Alessandra e Samuele, due lavoratori come tanti, si sono trovati a fronteggiare una situazione inaspettata: durante un periodo di malattia, l’azienda ha iniziato a inviare visite fiscali con una frequenza sorprendente.
Ma fino a che punto è legittimo questo comportamento? Quando l’esercizio di un diritto si trasforma in una forma di pressione indebita? Scopri come riconoscere e difendersi da possibili abusi legati alle visite fiscali ripetute.

Alessandra, impiegata in un’azienda tessile, si è assentata dal lavoro per una bronchite acuta. Durante le due settimane di malattia, ha ricevuto ben cinque visite fiscali. Samuele, operatore in una fabbrica metalmeccanica, dopo un intervento chirurgico, è stato sottoposto a controlli quotidiani per una settimana intera. Entrambi si sono chiesti: è normale tutto questo? Le visite fiscali sono strumenti legittimi per verificare lo stato di salute del dipendente, ma quando diventano eccessive possono trasformarsi in una forma di pressione psicologica. È fondamentale comprendere dove si trova il confine tra legittimità e abuso.
Il diritto del datore di lavoro e i limiti del buon senso
Il datore di lavoro ha il diritto di richiedere visite fiscali per verificare l’effettivo stato di salute del dipendente assente alla malattia. Tuttavia, la legge non esclude un numero massimo di controlli che possono essere effettuati durante il periodo della malattia. Questo significa che, teoricamente, le visite possono essere richieste anche quotidianamente.

Tuttavia, l’esercizio di questo diritto deve avvenire nel rispetto dei principi di correttezza e buona fede. Richiedere visite fiscali in modo ossessivo e ingiustificato può configurare un comportamento vessatorio nei confronti del lavoratore.
Ad esempio, la Corte di Cassazione, con un’ordinanza del 2019, ha affermato che le condotte datoriali ripetute nel tempo e volte alla mortificazione del dipendente possono essere fonte di responsabilità risarcitoria, anche se non integrano la specie del mobbing.
Quando le visite fiscali diventano mobbing
Il mobbing si configura quando un lavoratore subisce una serie di comportamenti ostili, sistematici e prolungati nel tempo, con l’intento di emarginarlo o danneggiarlo. L’invio ripetuto e ingiustificato di visite fiscali può rientrare in questa categoria, soprattutto se accompagnato da altri atteggiamenti vessatori.
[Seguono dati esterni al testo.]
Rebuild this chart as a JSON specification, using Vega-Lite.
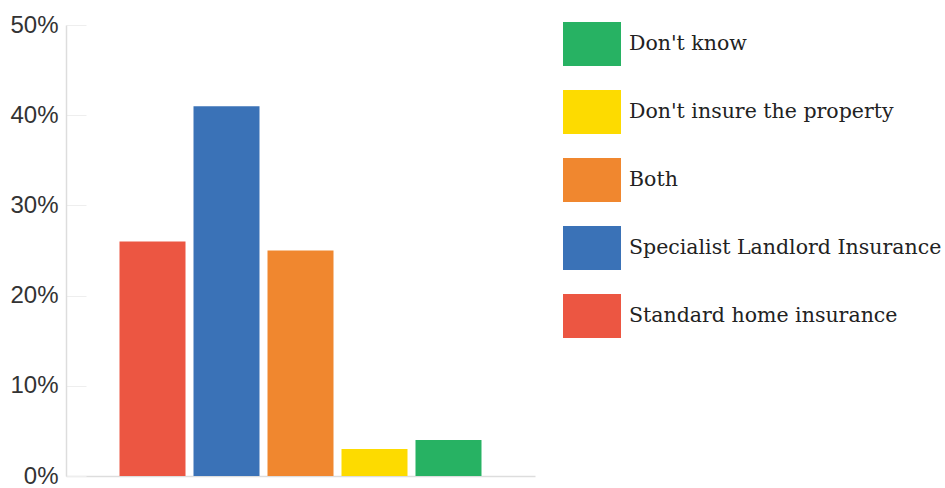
{
  "$schema": "https://vega.github.io/schema/vega-lite/v6.json",
  "autosize": {"type": "none"},
  "width": 469,
  "height": 451,
  "padding": {"left": 66, "top": 25, "right": 410, "bottom": 12},
  "background": "white",
  "config": {"view": {"stroke": null}},
  "data": {
    "values": [
      {"category": "Standard home insurance", "value": 26},
      {"category": "Specialist Landlord Insurance", "value": 41},
      {"category": "Both", "value": 25},
      {"category": "Don't insure the property", "value": 3},
      {"category": "Don't know", "value": 4}
    ]
  },
  "mark": {"type": "bar"},
  "encoding": {
    "x": {
      "field": "category",
      "type": "nominal",
      "sort": ["Standard home insurance", "Specialist Landlord Insurance", "Both", "Don't insure the property", "Don't know"],
      "scale": {"paddingInner": 0.108, "paddingOuter": 0.723},
      "axis": {"title": null, "labels": false, "ticks": false, "domainColor": "#dddddd", "domainWidth": 1.5}
    },
    "y": {
      "field": "value",
      "type": "quantitative",
      "scale": {"domain": [0, 50], "nice": false},
      "axis": {
        "title": null,
        "values": [0, 10, 20, 30, 40, 50],
        "labelExpr": "datum.value + '%'",
        "grid": false,
        "domainColor": "#dddddd",
        "domainWidth": 1.5,
        "tickColor": "#eeeeee",
        "tickSize": -20,
        "labelFont": "Liberation Sans",
        "labelFontSize": 24,
        "labelColor": "#333333",
        "labelPadding": 28
      }
    },
    "color": {
      "field": "category",
      "type": "nominal",
      "scale": {
        "domain": ["Don't know", "Don't insure the property", "Both", "Specialist Landlord Insurance", "Standard home insurance"],
        "range": ["#27B263", "#FDDB00", "#F0872F", "#3A72B7", "#EC5642"]
      },
      "legend": {
        "title": null,
        "orient": "none",
        "legendX": 497,
        "legendY": -10,
        "symbolType": "M-1,-0.76L1,-0.76L1,0.76L-1,0.76Z",
        "symbolSize": 3364,
        "symbolStrokeWidth": 0,
        "symbolOpacity": 1,
        "labelFont": "DejaVu Serif",
        "labelFontSize": 20.5,
        "labelColor": "#222222",
        "labelOffset": 8,
        "labelLimit": 400,
        "rowPadding": 16
      }
    }
  }
}
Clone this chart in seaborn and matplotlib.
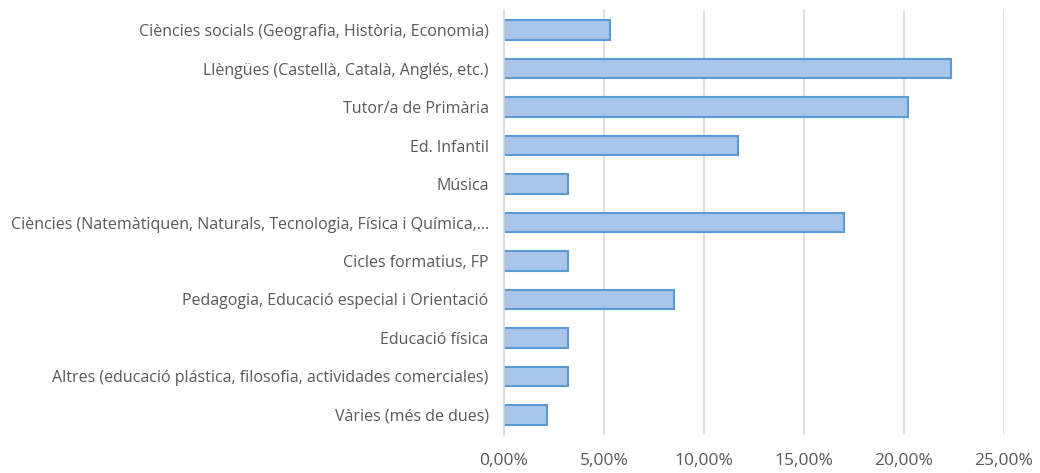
import pandas as pd
import matplotlib as mpl
import matplotlib.pyplot as plt
import seaborn as sns
from matplotlib.ticker import FuncFormatter

categories = [
    "Ciències socials (Geografia, Història, Economia)",
    "Llèngües (Castellà, Català, Anglés, etc.)",
    "Tutor/a de Primària",
    "Ed. Infantil",
    "Música",
    "Ciències (Natemàtiquen, Naturals, Tecnologia, Física i Química,…",
    "Cicles formatius, FP",
    "Pedagogia, Educació especial i Orientació",
    "Educació física",
    "Altres (educació plástica, filosofia, actividades comerciales)",
    "Vàries (més de dues)",
]
percentages = [5.32, 22.34, 20.21, 11.70, 3.19, 17.02, 3.19, 8.51, 3.19, 3.19, 2.13]
x_ticks = [0, 5, 10, 15, 20, 25]

sns.set_theme(style="white")
plt.rcParams['font.family'] = ['Open Sans', 'DejaVu Sans']

data = pd.DataFrame({"categoria": categories, "pct": percentages})

fig = plt.figure(figsize=(10.4, 4.73), dpi=100)
ax = fig.add_axes([504 / 1040, 1 - 435 / 473, 500 / 1040, 425 / 473])

sns.barplot(data=data, x="pct", y="categoria", orient="h", ax=ax,
            color="#a9c5e9", edgecolor="#5b9bd5", linewidth=1.5, width=0.5,
            saturation=1)

ax.set_xlim(0, 25)
ax.set_ylim(10.52, -0.52)
ax.set_xticks(x_ticks)
ax.xaxis.set_major_formatter(FuncFormatter(lambda v, p: "{:.2f}%".format(v).replace(".", ",")))
ax.grid(axis="x", color="#d9d9d9", linewidth=1.2)
ax.set_axisbelow(True)
for s in ["top", "right", "bottom"]:
    ax.spines[s].set_visible(False)
ax.spines["left"].set_color("#d9d9d9")
ax.spines["left"].set_linewidth(1.2)
ax.set_xlabel("")
ax.set_ylabel("")
ax.tick_params(axis="x", length=0, pad=13, labelsize=12.5, labelcolor="#595959")
ax.tick_params(axis="y", length=0, pad=11, labelsize=11.5, labelcolor="#595959")

fig.savefig("out.png", dpi=100)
Ad esempio, la Corte d’Appello di Bari ha riconosciuto la sussistenza del mobbing nel caso di un insegnante sottoposto a 14 visite fiscali in tre mesi, ritenendo tali controlli una forma di prepotenza e umiliazione finalizzata all’eliminazione del docente. È importante sottolineare che, per configurare il mobbing, devono sussistere elementi come la continuità delle azioni vessatorie, l’intento persecutorio e un danno alla salute psicofisica del lavoratore.
Come difendersi da un uso improprio delle visite fiscali
Se un lavoratore ritiene di essere vittima di un abuso nell’utilizzo delle visite fiscali , può adottare alcune strategie per tutelarsi:
- Raccogliere provare: Conservare tutta la documentazione relativa alle visite fiscali ricevute, inclusi i verbali dei medici e le comunicazioni aziendali.
- Segnalare la situazione: Informare il rappresentante sindacale o il responsabile delle risorse umane dell’azienda riguardo al comportamento ritenuto vessatorio.
- Ricorrere alle vie legali: Se le azioni precedenti non producono risultati, valutare la possibilità di intraprendere un’azione legale per ottenere il riconoscimento del mobbing e il risarcimento dei danni subiti.
È fondamentale che il lavoratore sia consapevole dei propri diritti e delle modalità per difenderli, evitando che strumenti legittimi come le visite fiscali vengano utilizzati in modo improprio per esercitare pressioni indebite.